Poor Rufus I did have a chuckle at his expense  I have never seen anything like that before Was that today?


----------



## Marzi (Sep 17, 2012)

Rufus come and live with me  It rarely snows here and never sticks around for long.
Could you not stick baby welly socks on his legs and attach with buttons onto the equafleece? Not perfect for long hikes, but would help a bit - otherwise buy that poor dog some boots...
You could do a fund raiser and we could all contribute.


----------



## fairlie (Sep 7, 2013)

It was yesterday. Today it is finally melting here but we still have a long long way to go.


----------



## dio.ren (Jan 18, 2013)

fairlie said:


> It was yesterday. Today it is finally melting here but we still have a long long way to go.

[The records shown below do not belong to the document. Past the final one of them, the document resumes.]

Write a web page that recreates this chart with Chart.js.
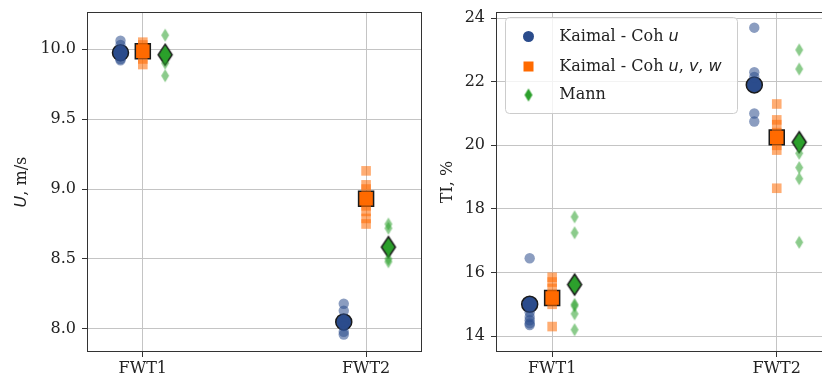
<!DOCTYPE html>
<html><head><meta charset="utf-8">
<script src="https://cdn.jsdelivr.net/npm/chart.js@4"></script>
<style>
html,body{margin:0;padding:0;width:822px;height:381px;overflow:hidden;background:#fff}
#c1{position:absolute;left:0;top:0}
#c2{position:absolute;left:430px;top:0}
</style></head><body>
<canvas id="c1" width="434" height="381"></canvas>
<canvas id="c2" width="415" height="381"></canvas>
<script>
// ---------- data ----------
const categories = ['FWT1', 'FWT2'];
const seriesNames = ['Kaimal - Coh u', 'Kaimal - Coh u, v, w', 'Mann'];

// mean wind speed U, m/s : individual samples per category
const uKaimalCohU    = [[10.06, 10.03, 9.98, 9.95, 9.93, 9.92], [8.18, 8.13, 8.06, 8.02, 7.98, 7.96]];
const uKaimalCohUVW  = [[10.05, 10.03, 10.00, 9.97, 9.93, 9.89], [9.13, 9.03, 9.00, 8.93, 8.88, 8.84, 8.79, 8.75]];
const uMann          = [[10.10, 9.98, 9.95, 9.90, 9.81], [8.75, 8.72, 8.59, 8.50, 8.48]];
// means
const uMeanKaimalCohU   = [9.975, 8.05];
const uMeanKaimalCohUVW = [9.985, 8.93];
const uMeanMann         = [9.96, 8.585];

// turbulence intensity TI, %
const tiKaimalCohU   = [[16.45, 14.75, 14.6, 14.5, 14.4, 14.35], [23.7, 22.3, 22.15, 21.0, 20.75]];
const tiKaimalCohUVW = [[15.85, 15.7, 15.5, 15.3, 15.0, 14.3], [21.3, 20.8, 20.65, 20.4, 20.0, 19.85, 18.65]];
const tiMann         = [[17.75, 17.25, 15.0, 14.95, 14.7, 14.2], [23.0, 22.4, 20.0, 19.75, 19.3, 18.95, 16.95]];
const tiMeanKaimalCohU   = [15.0, 21.9];
const tiMeanKaimalCohUVW = [15.2, 20.25];
const tiMeanMann         = [15.62, 20.1];

const uTicks  = [8.0, 8.5, 9.0, 9.5, 10.0];
const tiTicks = [14, 16, 18, 20, 22, 24];

// ---------- styles ----------
const FONT = 'DejaVu Serif';
const BLUE = '#2b4c8c', BLUE_A = 'rgba(43,76,140,0.55)';
const ORANGE = '#ff6a00', ORANGE_A = 'rgba(255,106,0,0.55)';
const GREEN = '#2ca02c', GREEN_A = 'rgba(44,160,44,0.55)';
const EDGE = '#1a1a1a';
const OFFS = [-0.1, 0, 0.1];

function makeDiamond(w, h, fill, stroke, lw) {
  const pad = Math.ceil(lw) + 1;
  const c = document.createElement('canvas');
  c.width = w + 2 * pad; c.height = h + 2 * pad;
  const g = c.getContext('2d');
  const cx = c.width / 2, cy = c.height / 2;
  g.beginPath();
  g.moveTo(cx, cy - h / 2); g.lineTo(cx + w / 2, cy); g.lineTo(cx, cy + h / 2); g.lineTo(cx - w / 2, cy); g.closePath();
  g.fillStyle = fill; g.fill();
  if (lw > 0) { g.lineWidth = lw; g.strokeStyle = stroke; g.stroke(); }
  return c;
}
const dSmall = makeDiamond(8, 13, GREEN_A, null, 0);
const dBig = makeDiamond(14, 21, GREEN, EDGE, 1.5);
const dLegend = makeDiamond(8, 13, GREEN, null, 0);

function pts(samples, off) {
  const out = [];
  samples.forEach((arr, ci) => arr.forEach(v => out.push({ x: ci + off, y: v })));
  return out;
}
function meanPts(means, off) { return means.map((v, ci) => ({ x: ci + off, y: v })); }

function buildDatasets(s1, s2, s3, m1, m2, m3) {
  return [
    { data: pts(s1, OFFS[0]), pointStyle: 'circle', pointRadius: 5.2, backgroundColor: BLUE_A, borderWidth: 0 },
    { data: pts(s2, OFFS[1]), pointStyle: 'rect', pointRadius: 6.8, backgroundColor: ORANGE_A, borderWidth: 0 },
    { data: pts(s3, OFFS[2]), pointStyle: dSmall, pointRadius: 6 },
    { data: meanPts(m1, OFFS[0]), pointStyle: 'circle', pointRadius: 8, backgroundColor: BLUE, borderColor: EDGE, borderWidth: 1.5 },
    { data: meanPts(m2, OFFS[1]), pointStyle: 'rect', pointRadius: 10.6, backgroundColor: ORANGE, borderColor: EDGE, borderWidth: 1.5 },
    { data: meanPts(m3, OFFS[2]), pointStyle: dBig, pointRadius: 10 }
  ];
}

const framePlugin = {
  id: 'frame',
  afterDraw(chart) {
    const a = chart.chartArea, g = chart.ctx;
    g.save(); g.strokeStyle = '#333'; g.lineWidth = 1;
    g.strokeRect(Math.round(a.left) + 0.5, Math.round(a.top) + 0.5, Math.round(a.right - a.left) - 1, Math.round(a.bottom - a.top) - 1);
    g.restore();
  }
};

function drawRichVertical(g, cx, cy, parts) {
  g.save();
  g.translate(cx, cy); g.rotate(-Math.PI / 2);
  let total = 0;
  parts.forEach(p => { g.font = p.font; total += g.measureText(p.t).width; });
  let x = -total / 2;
  g.textBaseline = 'middle'; g.textAlign = 'left'; g.fillStyle = '#222';
  parts.forEach(p => { g.font = p.font; g.fillText(p.t, x, 0); x += g.measureText(p.t).width; });
  g.restore();
}
function drawRich(g, x, y, parts) {
  g.save(); g.textBaseline = 'middle'; g.textAlign = 'left'; g.fillStyle = '#222';
  parts.forEach(p => { g.font = p.font; g.fillText(p.t, x, y); x += g.measureText(p.t).width; });
  g.restore();
}
const REG = '16px "' + FONT + '"';
const MATH = 'italic 16px "DejaVu Sans"';

function titlePlugin(cx, parts) {
  return {
    id: 'ytitle',
    afterDraw(chart) {
      const a = chart.chartArea;
      drawRichVertical(chart.ctx, cx, (a.top + a.bottom) / 2, parts);
    }
  };
}

const legendPlugin = {
  id: 'customLegend',
  afterDatasetsDraw(chart) {
    const g = chart.ctx;
    const bx = 75, by = 17, bw = 232, bh = 96;
    g.save();
    g.beginPath(); g.roundRect(bx + 0.5, by + 0.5, bw, bh, 4);
    g.fillStyle = 'rgba(255,255,255,0.8)'; g.fill();
    g.strokeStyle = '#cccccc'; g.lineWidth = 1; g.stroke();
    const mx = 98.5, tx = 129.3;
    const rows = [36.5, 66.5, 95];
    g.beginPath(); g.arc(mx, rows[0], 5.5, 0, Math.PI * 2); g.fillStyle = BLUE; g.fill();
    g.fillStyle = ORANGE; g.fillRect(mx - 5, rows[1] - 5, 10, 10);
    g.drawImage(dLegend, mx - dLegend.width / 2, rows[2] - dLegend.height / 2);
    g.restore();
    drawRich(g, tx, rows[0], [{ t: 'Kaimal - Coh ', font: REG }, { t: 'u', font: MATH }]);
    drawRich(g, tx, rows[1], [{ t: 'Kaimal - Coh ', font: REG }, { t: 'u', font: MATH }, { t: ', ', font: REG }, { t: 'v', font: MATH }, { t: ', ', font: REG }, { t: 'w', font: MATH }]);
    drawRich(g, tx, rows[2], [{ t: 'Mann', font: REG }]);
  }
};

function makeOptions(yMin, yMax, yTicks, fmt, yWidth, padRight) {
  return {
    responsive: false, animation: false, devicePixelRatio: 1,
    layout: { padding: { top: 12, right: padRight, left: 0, bottom: 0 } },
    plugins: { legend: { display: false }, tooltip: { enabled: false } },
    scales: {
      x: {
        type: 'linear', min: -0.25, max: 1.25,
        afterBuildTicks(s) { s.ticks = categories.map((c, i) => ({ value: i })); },
        afterFit(s) { s.height = 29; s.paddingLeft = 0; s.paddingRight = 0; s.paddingTop = 0; s.paddingBottom = 0; },
        ticks: { callback: v => categories[v], color: '#222', font: { family: FONT, size: 16 }, padding: 2, maxRotation: 0, autoSkip: false },
        grid: { color: '#c4c4c4', lineWidth: 1, tickColor: '#333', tickLength: 5 },
        border: { display: false }
      },
      y: {
        min: yMin, max: yMax,
        afterBuildTicks(s) { s.ticks = yTicks.map(v => ({ value: v })); },
        afterFit(s) { s.width = yWidth; s.paddingTop = 0; s.paddingBottom = 0; s.paddingLeft = 0; s.paddingRight = 0; },
        ticks: { callback: fmt, color: '#222', font: { family: FONT, size: 16 }, padding: 6 },
        grid: { color: '#c4c4c4', lineWidth: 1, tickColor: '#333', tickLength: 5 },
        border: { display: false }
      }
    }
  };
}

new Chart(document.getElementById('c1'), {
  type: 'scatter',
  data: { datasets: buildDatasets(uKaimalCohU, uKaimalCohUVW, uMann, uMeanKaimalCohU, uMeanKaimalCohUVW, uMeanMann) },
  options: makeOptions(7.835, 10.265, uTicks, v => Number(v).toFixed(1), 87, 9),
  plugins: [framePlugin, titlePlugin(22, [{ t: 'U', font: MATH }, { t: ', m/s', font: REG }])]
});

new Chart(document.getElementById('c2'), {
  type: 'scatter',
  data: { datasets: buildDatasets(tiKaimalCohU, tiKaimalCohUVW, tiMann, tiMeanKaimalCohU, tiMeanKaimalCohUVW, tiMeanMann) },
  options: makeOptions(13.5, 24.19, tiTicks, v => String(v), 66, 8),
  plugins: [framePlugin, legendPlugin, titlePlugin(18, [{ t: 'TI, %', font: REG }])]
});
</script>
</body></html>
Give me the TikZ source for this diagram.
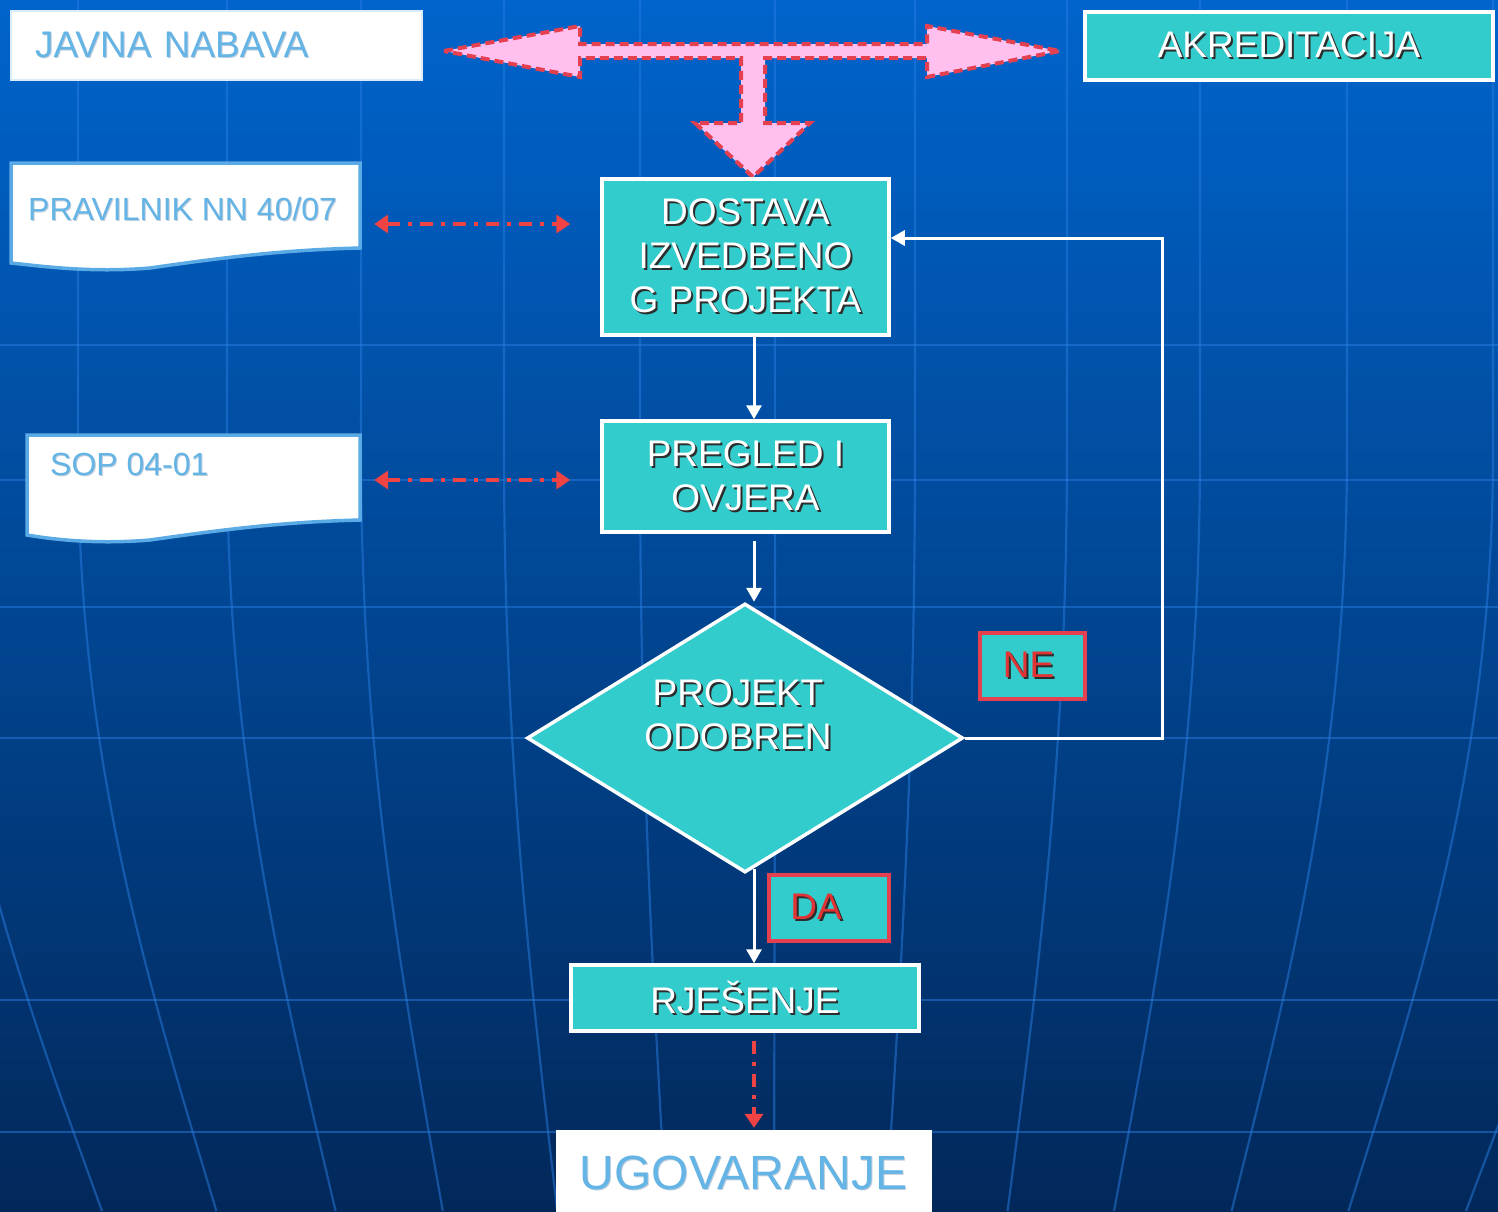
\documentclass[tikz,border=0pt]{standalone}
\usepackage{fontspec}
\setmainfont{Liberation Sans}
\usetikzlibrary{shapes.geometric,arrows.meta,calc}
\definecolor{teal1}{RGB}{51,204,204}
\definecolor{pinkf}{RGB}{255,192,240}
\definecolor{redd}{RGB}{228,64,80}
\definecolor{redl}{RGB}{240,68,68}
\definecolor{redt}{RGB}{226,52,52}
\definecolor{lblue}{RGB}{100,180,230}
\definecolor{docb}{RGB}{90,170,230}
\definecolor{shad}{RGB}{45,45,45}
\definecolor{shadl}{RGB}{190,205,220}
\definecolor{gridc}{RGB}{40,125,225}
\definecolor{bgtop}{RGB}{0,100,204}
\definecolor{bgmid}{RGB}{4,72,148}
\definecolor{bgbot}{RGB}{2,40,90}
\newcommand\shtx[2][white]{\leavevmode\rlap{\kern2pt\raisebox{-2pt}{\textcolor{shad}{#2}}}\textcolor{#1}{#2}}
\newcommand\shbl[1]{\leavevmode\rlap{\kern1pt\raisebox{-1pt}{\textcolor{shadl}{#1}}}\textcolor{lblue}{#1}}
\tikzset{
  big/.style={font=\fontsize{37}{44}\selectfont},
  procbox/.style={draw=white, line width=3.5pt, fill=teal1, inner sep=0pt, big, align=center},
  labbox/.style={draw=redd, line width=3.5pt, fill=teal1, inner sep=0pt, big},
  whitebox/.style={draw=white!75!lblue, line width=1.5pt, fill=white, inner sep=0pt, big},
  docshape/.style={draw=docb, line width=3.5pt, fill=white},
  flow/.style={draw=white, line width=3pt, line join=miter, -{Triangle[length=14pt,width=15pt]}},
  refarrow/.style={draw=redl, line width=4pt, dash pattern=on 13pt off 8pt on 4pt off 8pt, {Triangle[length=14pt,width=18pt]}-{Triangle[length=14pt,width=18pt]}},
  refdown/.style={draw=redl, line width=4pt, dash pattern=on 13pt off 8pt on 4pt off 8pt, -{Triangle[length=14pt,width=18pt]}},
  gridline/.style={draw=gridc, line width=2.2pt, opacity=0.5},
  bigarrow/.style={fill=pinkf, draw=redd, line width=4pt, dash pattern=on 9pt off 5pt, line join=miter},
}
\begin{document}
\begin{tikzpicture}[x=1pt,y=-1pt]
\useasboundingbox (0,0) rectangle (1498,1211);
\clip (0,0) rectangle (1498,1211);
% background
\shade[top color=bgtop, middle color=bgmid, bottom color=bgbot] (0,0) rectangle (1498,1211);
\foreach \yy in {345,480,607,738,1000,1132}{
  \draw[gridline] (0,\yy) -- (1498,\yy);
}
\foreach \xx in {-65,78,227,361,504,640,775,915,1067,1200,1347,1493,1640}{
  \pgfmathsetmacro\xb{770+0.8*(\xx-770)}
  \pgfmathsetmacro\xc{770+0.9*(\xx-770)}
  \draw[gridline] (\xx,0) -- (\xx,450) .. controls (\xx,760) and (\xc,980) .. (\xb,1211);
}
% top block arrow
\path[bigarrow] (444,51) -- (580,26) -- (580,44) -- (927,44) -- (927,26) -- (1060,51) -- (927,77) -- (927,58) -- (765,58) -- (765,123) -- (810,123) -- (753,177) -- (695,123) -- (741,123) -- (741,58) -- (580,58) -- (580,77) -- cycle;
% top boxes
\node[whitebox, minimum height=69pt, text width=363pt, inner xsep=24pt, align=left] (javna) at (216.5,45.5) {\shbl{JAVNA NABAVA}};
\node[procbox, minimum width=408pt, minimum height=68pt] (akred) at (1289,46) {\shtx{AKREDITACIJA}};
% document shapes
\node[inner sep=0pt, minimum width=349pt, minimum height=100pt] (pravdoc) at (185.5,213) {};
\draw[docshape] (11,163) -- (360,163) -- (360,248) .. controls (280,250) and (220,258) .. (150,268) .. controls (90,273) and (40,266) .. (11,263) -- cycle;
\node[inner sep=0pt, anchor=base west, font=\fontsize{32}{38}\selectfont] (pravtxt) at (28,220) {\shbl{PRAVILNIK NN 40/07}};
\node[inner sep=0pt, minimum width=333pt, minimum height=100pt] (sopdoc) at (193.5,485) {};
\draw[docshape] (27,435) -- (360,435) -- (360,520) .. controls (280,522) and (220,530) .. (150,540) .. controls (90,545) and (45,538) .. (27,535) -- cycle;
\node[inner sep=0pt, anchor=base west, font=\fontsize{32}{38}\selectfont] (soptxt) at (50,475) {\shbl{SOP 04-01}};
% process boxes
\node[procbox, minimum width=287pt, minimum height=156pt] (dostava) at (745.5,257) {\shtx{DOSTAVA}\\\shtx{IZVEDBENO}\\\shtx{G PROJEKTA}};
\node[procbox, minimum width=287pt, minimum height=111pt] (pregled) at (745.5,476.5) {\shtx{PREGLED I}\\\shtx{OVJERA}};
\node[diamond, draw=white, line width=3.5pt, fill=teal1, inner sep=0pt, minimum width=436pt, minimum height=269pt] (dia) at (745,738) {};
\node[big, align=center, inner sep=0pt] (diatxt) at (738,716) {\shtx{PROJEKT}\\\shtx{ODOBREN}};
\node[labbox, minimum width=105pt, minimum height=66pt] (ne) at (1032.5,666) {\hspace*{-8pt}\shtx[redt]{NE}};
\node[labbox, minimum width=120pt, minimum height=66pt] (da) at (829,908) {\hspace*{-26pt}\shtx[redt]{DA}};
\node[procbox, minimum width=348pt, minimum height=66pt] (rjes) at (745,998) {\shtx{RJEŠENJE}};
\node[draw=white, fill=white, inner sep=0pt, minimum width=375pt, minimum height=86pt, font=\fontsize{48}{52}\selectfont] (ugov) at (743.5,1173) {\shbl{UGOVARANJE}};
% connectors
\draw[refarrow] ($(pravdoc.east)+(14,11)$) -- ($(dostava.west)+(-30,-33)$);
\draw[refarrow] ($(sopdoc.east)+(14,-5)$) -- ($(pregled.west)+(-30,3.5)$);
\draw[flow] ([xshift=8.5pt]dostava.south) -- ([xshift=8.5pt]pregled.north);
\draw[flow] ($(pregled.south)+(8.5,7)$) -- ($(dia.north)+(9,0)$);
\draw[flow] ($(dia.south)+(9,-5)$) -- ($(rjes.north)+(9,0)$);
\coordinate (loopc) at (1162,238);
\draw[flow] (dia.east) -| (loopc) -- ($(dostava.east)+(0,-19)$);
\draw[refdown] ($(rjes.south)+(9,8)$) -- ($(ugov.north)+(10.5,-2)$);
\end{tikzpicture}
\end{document}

I just went on a 2 mile walk with Molly when we got back her feet were totally dry no snow on our path there were a few wet spots but we avoided them it's +11 Celsius here today very nice for a change! Send Rufus down here


----------



## fairlie (Sep 7, 2013)

Good idea Marzi I could find a crowd sourcing website to fund his boots. HO gets home Friday, she is the shopper so we'll go and get him some test pairs to find something that works. I was actually thinking of a childs snow mitten from the dollar store and using the thumb to cinch it around his led with an elastic loop and a button. Then I could silly string them on through the equafleece so we don't lose them. Trouble with real dog boots is they inevitably get lost and are ridiculously expensive.


----------



## Yogi bear (Feb 25, 2013)

Poor Rufus, his paws must be freezing. Definitely needs some little boots bless! X

https://www.facebook.com/SeymourTheRedCockapoo


----------



## lady amanda (Nov 26, 2010)

Dollar store Dollarama if you guys have it, has some little fleece ones that keep the snowballs away, not durable for street walking but good enough to keep snowballs off...just little fleece, with faux leather pads, and some Velcro to keep them on.


----------



## RuthMill (Jun 30, 2012)

It's about blinking time that snow disappeared!

It's April tomorrow!


----------



## fairlie (Sep 7, 2013)

Totally agree Ruth. It is like a bad joke now. We still have well over three feet in some places.


----------



## RuthMill (Jun 30, 2012)

fairlie said:


> Totally agree Ruth. It is like a bad joke now. We still have well over three feet in some places.


Why is that?

Is it the norm?


----------



## fairlie (Sep 7, 2013)

It's cyclical. It seems if the West gets an early Spring we get a late one. There is also a seven year snow cycle and we must be at the peak of that? Or maybe it is all global warming extreme weather?


----------



## Lindor (Feb 3, 2014)

Poor Rufus! How did you get all the snowballs off.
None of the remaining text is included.